13 December 2011, Sweetcrude, KUWAIT CITY – As the Organisation of Petroleum Exporting Countries (OPEC) ministers prepare to meet in Vienna, Austria, on December 14, Kuwait’s oil minister says there is no need to change the group’s crude output or production quotas.
“I don’t think there is any need to change either production or quota because now the market is stable,” Mohammad al-Busairy told Bloomberg News as he left for Vienna from Kuwait. “Most of the countries in OPEC agree there is no need to change anything about the quota or the production.”
OPEC will probably fail at the meeting in Vienna to set a target that more closely matches production, according to all but five of 26 traders and analysts surveyed by Bloomberg News Dec. 6-8. Instead, they are likely to stick with a three year-old ceiling that members exceeded by 11 percent in November.
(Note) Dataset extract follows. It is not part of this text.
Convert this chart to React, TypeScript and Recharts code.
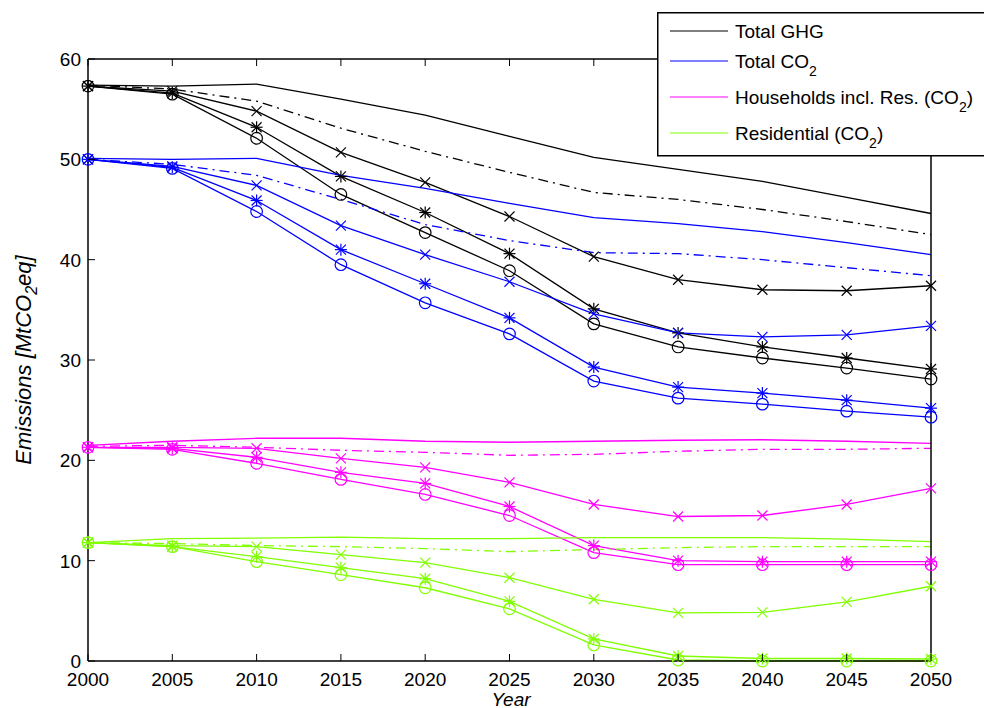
import { LineChart, Line, XAxis, YAxis, Legend } from 'recharts';

const years = [2000, 2005, 2010, 2015, 2020, 2025, 2030, 2035, 2040, 2045, 2050];
const xTicks = [2000, 2005, 2010, 2015, 2020, 2025, 2030, 2035, 2040, 2045, 2050];
const yTicks = [0, 10, 20, 30, 40, 50, 60];

// Total GHG
const ghgBase = [57.4, 57.3, 57.5, 56.0, 54.4, 52.3, 50.2, 49.0, 47.8, 46.2, 44.6];
const ghgDash = [57.4, 57.0, 55.8, 53.1, 50.8, 48.7, 46.7, 46.0, 45.0, 43.8, 42.5];
const ghgCross = [57.3, 56.8, 54.8, 50.7, 47.7, 44.3, 40.3, 38.0, 37.0, 36.9, 37.4];
const ghgStar = [57.3, 56.6, 53.2, 48.3, 44.7, 40.6, 35.1, 32.7, 31.3, 30.2, 29.1];
const ghgCircle = [57.3, 56.5, 52.1, 46.5, 42.7, 38.9, 33.6, 31.3, 30.2, 29.2, 28.1];

// Total CO2
const co2Base = [50.1, 50.0, 50.1, 48.4, 47.1, 45.6, 44.2, 43.6, 42.8, 41.7, 40.5];
const co2Dash = [50.0, 49.5, 48.4, 46.0, 43.5, 41.9, 40.7, 40.6, 40.0, 39.2, 38.4];
const co2Cross = [50.0, 49.3, 47.4, 43.4, 40.5, 37.8, 34.6, 32.7, 32.3, 32.5, 33.4];
const co2Star = [50.0, 49.2, 45.9, 41.0, 37.6, 34.2, 29.3, 27.3, 26.7, 26.0, 25.2];
const co2Circle = [50.0, 49.1, 44.8, 39.5, 35.7, 32.6, 27.9, 26.2, 25.6, 24.9, 24.3];

// Households incl. Res. (CO2)
const hhBase = [21.5, 21.9, 22.2, 22.2, 21.9, 21.8, 21.9, 22.0, 22.05, 21.9, 21.7];
const hhDash = [21.4, 21.5, 21.3, 21.0, 20.8, 20.5, 20.6, 20.9, 21.1, 21.1, 21.2];
const hhCross = [21.3, 21.3, 21.2, 20.2, 19.3, 17.8, 15.6, 14.4, 14.5, 15.6, 17.2];
const hhStar = [21.3, 21.2, 20.3, 18.8, 17.7, 15.4, 11.5, 10.0, 9.9, 9.9, 9.9];
const hhCircle = [21.3, 21.1, 19.7, 18.1, 16.6, 14.5, 10.8, 9.6, 9.6, 9.6, 9.6];

// Residential (CO2)
const resBase = [11.8, 12.2, 12.25, 12.35, 12.2, 12.2, 12.3, 12.3, 12.3, 12.15, 11.9];
const resDash = [11.8, 11.7, 11.5, 11.4, 11.2, 10.9, 11.1, 11.3, 11.4, 11.4, 11.4];
const resCross = [11.8, 11.5, 11.4, 10.6, 9.8, 8.3, 6.15, 4.8, 4.85, 5.9, 7.45];
const resStar = [11.8, 11.4, 10.4, 9.3, 8.2, 5.95, 2.2, 0.5, 0.25, 0.25, 0.2];
const resCircle = [11.8, 11.4, 9.9, 8.6, 7.3, 5.2, 1.6, 0.1, 0.0, 0.0, 0.0];

const groups = [
  { key: 'ghg', color: '#000000', name: 'Total GHG', sub: '', tail: '', series: [ghgBase, ghgDash, ghgCross, ghgStar, ghgCircle] },
  { key: 'co2', color: '#0000ff', name: 'Total CO', sub: '2', tail: '', series: [co2Base, co2Dash, co2Cross, co2Star, co2Circle] },
  { key: 'hh', color: '#ff00ff', name: 'Households incl. Res. (CO', sub: '2', tail: ')', series: [hhBase, hhDash, hhCross, hhStar, hhCircle] },
  { key: 'res', color: '#80ff00', name: 'Residential (CO', sub: '2', tail: ')', series: [resBase, resDash, resCross, resStar, resCircle] },
];

const variants = ['base', 'dash', 'cross', 'star', 'circle'];

const data = years.map((year, i) => {
  const row: Record<string, number> = { year };
  groups.forEach((g) => {
    variants.forEach((v, j) => {
      row[`${g.key}_${v}`] = g.series[j][i];
    });
  });
  return row;
});

const font = '"Liberation Sans", Arial, Helvetica, sans-serif';

function makeMarker(kind: string, color: string) {
  return (props: any) => {
    const { cx, cy, index } = props;
    if (cx == null || cy == null) return <g key={index} />;
    const s = 5;
    if (kind === 'circle') {
      return <circle key={index} cx={cx} cy={cy} r={5.8} fill="none" stroke={color} strokeWidth={1.2} />;
    }
    const cross = (
      <>
        <line x1={cx - s} y1={cy - s} x2={cx + s} y2={cy + s} stroke={color} strokeWidth={1.2} />
        <line x1={cx - s} y1={cy + s} x2={cx + s} y2={cy - s} stroke={color} strokeWidth={1.2} />
      </>
    );
    if (kind === 'cross') return <g key={index}>{cross}</g>;
    return (
      <g key={index}>
        {cross}
        <line x1={cx - 6} y1={cy} x2={cx + 6} y2={cy} stroke={color} strokeWidth={1.2} />
        <line x1={cx} y1={cy - 6} x2={cx} y2={cy + 6} stroke={color} strokeWidth={1.2} />
      </g>
    );
  };
}

const BottomTick = (props: any) => {
  const { x, y, payload } = props;
  return (
    <g>
      <line x1={x} y1={y} x2={x} y2={y - 7} stroke="#000" strokeWidth={1} />
      <text x={x} y={y + 25} textAnchor="middle" fontFamily={font} fontSize={19} fill="#000">
        {payload.value}
      </text>
    </g>
  );
};

const TopTick = (props: any) => {
  const { x, y } = props;
  return <line x1={x} y1={y} x2={x} y2={y + 7} stroke="#000" strokeWidth={1} />;
};

const LeftTick = (props: any) => {
  const { x, y, payload } = props;
  return (
    <g>
      <line x1={x} y1={y} x2={x + 7} y2={y} stroke="#000" strokeWidth={1} />
      <text x={x - 7} y={y + 7} textAnchor="end" fontFamily={font} fontSize={19} fill="#000">
        {payload.value}
      </text>
    </g>
  );
};

const RightTick = (props: any) => {
  const { x, y } = props;
  return <line x1={x} y1={y} x2={x - 7} y2={y} stroke="#000" strokeWidth={1} />;
};

const YLabel = () => (
  <text
    x={31}
    y={360}
    transform="rotate(-90, 31, 360)"
    textAnchor="middle"
    fontFamily={font}
    fontStyle="italic"
    fontSize={22}
    fill="#000"
  >
    Emissions [MtCO<tspan dy={6} fontSize={16}>2</tspan>
    <tspan dy={-6}>eq]</tspan>
  </text>
);

const XLabel = () => (
  <text x={511} y={705.5} textAnchor="middle" fontFamily={font} fontStyle="italic" fontSize={19} fill="#000">
    Year
  </text>
);

const rowY = [31, 61, 97, 133];

const LegendBox = () => (
  <svg width={327} height={146} style={{ display: 'block' }}>
    <rect x={0.75} y={0.75} width={340} height={143} fill="#fff" stroke="#000" strokeWidth={1.5} />
    {groups.map((g, i) => (
      <g key={g.key}>
        <line x1={13} y1={rowY[i] - 12} x2={71} y2={rowY[i] - 12} stroke={g.color} strokeWidth={1.2} />
        <text x={78} y={rowY[i] - 5} fontFamily={font} fontSize={19} fill="#000">
          {g.name}
          {g.sub && (
            <tspan dy={8} fontSize={14}>
              {g.sub}
            </tspan>
          )}
          {g.tail && <tspan dy={-8}>{g.tail}</tspan>}
        </text>
      </g>
    ))}
  </svg>
);

export default function App() {
  return (
    <div style={{ position: 'absolute', left: 0, top: 0, background: '#fff' }}>
      <LineChart width={984} height={708} data={data} margin={{ top: 58, right: 52, bottom: 17, left: 28 }}>
        <XAxis
          xAxisId="b"
          dataKey="year"
          type="number"
          domain={[2000, 2050]}
          ticks={xTicks}
          height={30}
          tickSize={0}
          tickMargin={0}
          tickLine={false}
          tick={<BottomTick />}
          axisLine={{ stroke: '#000', strokeWidth: 1.5 }}
          label={<XLabel />}
        />
        <XAxis
          xAxisId="t"
          dataKey="year"
          type="number"
          orientation="top"
          domain={[2000, 2050]}
          ticks={xTicks}
          height={1}
          tickSize={0}
          tickMargin={0}
          tickLine={false}
          tick={<TopTick />}
          axisLine={{ stroke: '#000', strokeWidth: 1.5 }}
        />
        <YAxis
          yAxisId="l"
          type="number"
          domain={[0, 60]}
          ticks={yTicks}
          width={60}
          tickSize={0}
          tickMargin={0}
          tickLine={false}
          tick={<LeftTick />}
          axisLine={{ stroke: '#000', strokeWidth: 1.5 }}
          label={<YLabel />}
        />
        <YAxis
          yAxisId="r"
          orientation="right"
          type="number"
          domain={[0, 60]}
          ticks={yTicks}
          width={1}
          tickSize={0}
          tickMargin={0}
          tickLine={false}
          tick={<RightTick />}
          axisLine={{ stroke: '#000', strokeWidth: 1.5 }}
        />
        <Legend
          layout="vertical"
          align="center"
          verticalAlign="middle"
          wrapperStyle={{ left: 657, top: 12, width: 327, height: 146 }}
          content={() => <LegendBox />}
        />
        {groups.map((g) =>
          variants.map((v) => (
            <Line
              key={`${g.key}_${v}`}
              xAxisId="b"
              yAxisId="l"
              type="linear"
              dataKey={`${g.key}_${v}`}
              stroke={g.color}
              strokeWidth={1.3}
              strokeDasharray={v === 'dash' ? '10 5 2 5' : undefined}
              dot={v === 'base' || v === 'dash' ? false : makeMarker(v, g.color)}
              activeDot={false}
              legendType="none"
              isAnimationActive={false}
            />
          ))
        )}
      </LineChart>
    </div>
  );
}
The group failed to reach an agreement on quotas for the first time in at least 20 years at its June 8 meeting when a Saudi Arabia-backed proposal to boost output to make up for lost Libyan supply was rebuffed by Iran, Venezuela and four other countries. Six months later, there are uncertainties surrounding global oil demand amid signs that Europe’s debt crisis may drive the world into a recession.
Clouded View
The outlook for global economic growth is so clouded, the Paris-based International Energy Agency this year issued different forecasts for oil demand in 2012, based on alternative scenarios. In its most likely scenario, the world economy will expand by 3.9 percent, with oil consumption rising 1.5 percent to 90.5 million barrels a day, the IEA said Nov. 10. Should growth average 2.6 percent, demand for crude will increase by 0.3 percent, it said.
Saudi Arabia’s oil minister Ali al-Naimi, who said the world’s biggest crude producer pumped the most in at least three decades last month, signaled on Dec. 8 that there’s no pressure to agree on new targets. Asked in an interview in Durban, South Africa, whether OPEC needs to revise the group ceiling, he replied, “Who says?”
“I don’t expect a net change in group production at this meeting,” Jason Schenker, the president of Prestige Economics LLC in Austin, Texas, said today in an interview in Vienna. “I expect an ad hoc production-change dynamic to remain in place to respond to the economic downside risks through the next meeting in June.”
OPEC’s 12 members are Algeria, Angola, Ecuador, Iran, Iraq, Kuwait, Libya, Nigeria, Qatar, Saudi Arabia, the United Arab Emirates and Venezuela.